One of my favorite Christmas movies – part of the pantheon of shows my wife and I have watched every Christmas almost our whole time together (decades), is The Bishop’s Wife. David Niven plays Bishop Henry Brougham, who’s so consumed by his desire to lead the construction of a huge new cathedral that he neglects his wife and daughter, his flock, and himself.
It hit me as we watched it last month that it’s a timely warning of the lives we lead today. So very many people now live for their careers only, men and women alike. Hustle, hustle, hustle! (And side-hustle, too!) Be the first to arrive in the morning and the last to leave at night! Climb the ladder! (Or be the CEO of a startup!) Wake at 4:30 and retire at 11:00! Go go go!
But we’re being sold a bill of goods. I felt that keenly right before Christmas, when I read a LinkedIn post by a young woman who was cheering herself for letting business travel keep her away from home for her daughter’s seventh birthday. Think of the example I’m setting for her about how women can get ahead and be corporate power-brokers! she consoled herself.

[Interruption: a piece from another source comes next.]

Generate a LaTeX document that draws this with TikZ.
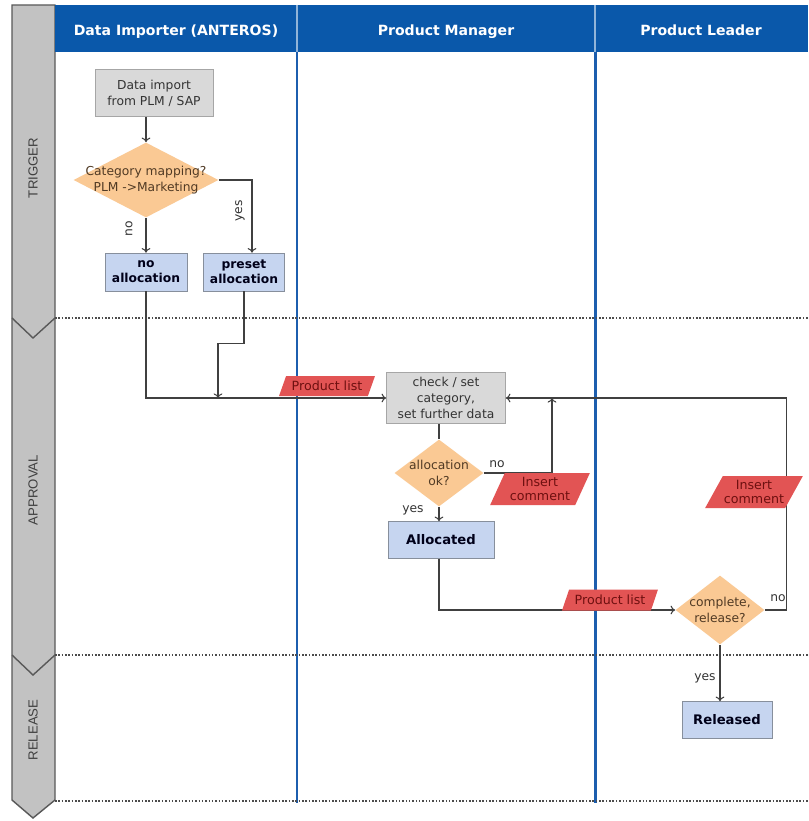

I thought of it again when a young woman posted an article this month detailing her struggle over the reality that she’d been forced to become a stay-at-home Mom. “No one wants to hear a TedTalk from a woman who gave up her career to follow her husband to another country for his career. Where are the lessons learned and inspirational stories in that?” wrote Dorin Greenwood.
I considered it deeply as I wrote this blog post some months ago, pointing out that my corporate executive friends are out of shape and look awful. That’s not how it should be if you’re fulfilled, am I right?
But I thought the most about it when I lived the corporate leader life, traveling constantly and missing things at home, and pissing my wife off tremendously in the process. I resented her quiet (but not subtle) temper tantrums each time I headed out of town – she was failing to support my climb up the ladder! And then I got royally shafted by people I’d supported for over fifteen years, people I considered friends, but who clearly considered me just a tool to get what they wanted. But I still had one cheerleader: my wife. I finally took a step back and thought deeply about what’s really important to me. And I realized that through all that time, I’d been every bit as miserable as I’d made her. I wasn’t chasing my life, our life – I was chasing a life all those people who wound up dumping on me decided I should have.
Since then I’ve tried very hard to have the right priorities. I still screw them up, but I guarantee you I’m a lot closer to living the life I want to live now than I was back then. My wife and my boys and my health come first now. It was very nice to reflect during the movie last month that I long ago jettisoned that cathedral I was letting other people run me into the ground to build. Oh, I’m still building – but it’s increasingly a design of my own making.
In the movie, Cary Grant plays the magnetic angel Dudley who shows up to answer the bishop’s prayer for help. Dudley’s increasingly close (and therefore threatening) relationship with Bishop Brougham’s daughter, servants, friends, and most of all, wife Julia (played by the radiantly lovely Loretta Young), brings the bishop back to his senses and has him abandon the planned cathedral to save his marriage, his family, and himself.
That’s probably not going to happen for you, an angel showing up to make everything right. What will it take for you to put first things first, to throw out those cathedral plans that others – your bosses, your colleagues, society – are trying to shove down your throat?